SettleDown

CAUTION: OVERSHARE POST.

These thoughts were triggered by my need to minimize delusions of grandeur…

There’s so much to be said for the mindset a lot of the women in my family possess. I’ve done my best to avoid falling victim to the belief systems of my ‘elders’ but…I’m not a magician. There were a lot of beliefs ingrained in me at an early age and it’s taking everything in me to turn a new leaf on this family tree of dysfunction. I can’t say how many ‘ships’ I’ve sunk with my ‘higher than thou’ beliefs. My friendships, relationships, acquaintanceships, and situationships have all ended the same exact way. I leave when I start to feel like I’m settling for what someone else is offering me…even when they are matching my offer in one way or another. This habit of hubris was passed down from my BM, whose favorite go to line has always been “I refuse to settle”. She got it from her momma. When I was younger, I didn’t fully understand what effect this phrase would have on my psyche. But when I joined the real world…I found myself with a heightened sense of superiority in all of the ‘ships’ I set sail on.

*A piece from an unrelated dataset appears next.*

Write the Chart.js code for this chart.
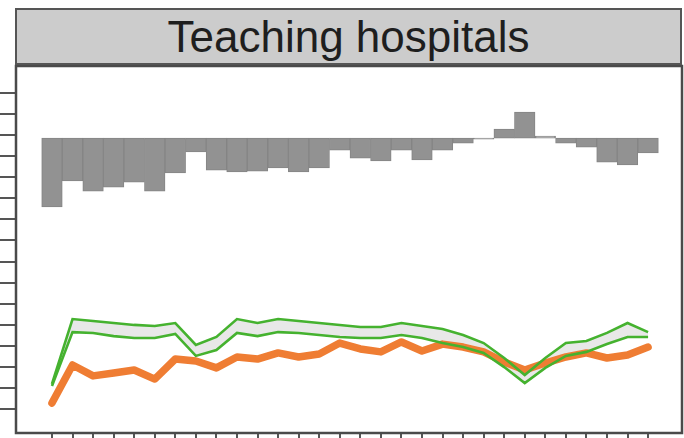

It wasn’t until I left my last relationship that my ego was forced to meet the acquaintance of my reality. I hate to keep referencing my last ex but that relationship was the catalyst for my healing journey. After finding myself unable to replace the man I left, with someone better, I slowly started accepting the fact that attracting ‘better’ will never happen because I will always attract my match. My ex is an insanely intelligent man…aside from having 3 babies by three different, but similar, women. When we met I also had three kids, but by one man. A lack of self-control was our matchstick. The only real difference between us was that I had (and made) the decision not to go through with the 2 seeds that could’ve gone full term. Even with that knowing…I still carried the arrogance of an abortion-less child free woman. And it never dawned on me that I had attracted who I was because I saw everything from the 3D. So seeing the kids he came with as ‘baggage’ was my way of placing my value over his. Which made it easier to stand in the illusion that I was above him…and no one could change my opinion.

Long story longer: I started regurgitating the delusions of a daughter raised by a fairy taler…and told myself not to settle because everyone else was the problem.

Back then I acted from a place that was heavily detached from my actual reality and I wish someone would’ve been able to teach me what I now know…before I was forced to learn the hard way. I now know that even though we all have the ability to become a better version of ourselves…that has nothing to do with who we have been…and who we currently are. The people we attract will always embody a culmination of ‘all the things’. The parts of ourselves that we don’t want to accept and the parts we want to show off to the world. That is the true definition of being ‘evenly yoked’. Unfortunately, I see a lot of women (AND MEN), that share my hue, who exclaim the same kind of sentiments as the ones my BM passed down to me because our egos convince us we aren’t who we are. Which is why the majority of us are alone. Our refusal to accept who we truly are…is what is forcing us to reject the matches we attract.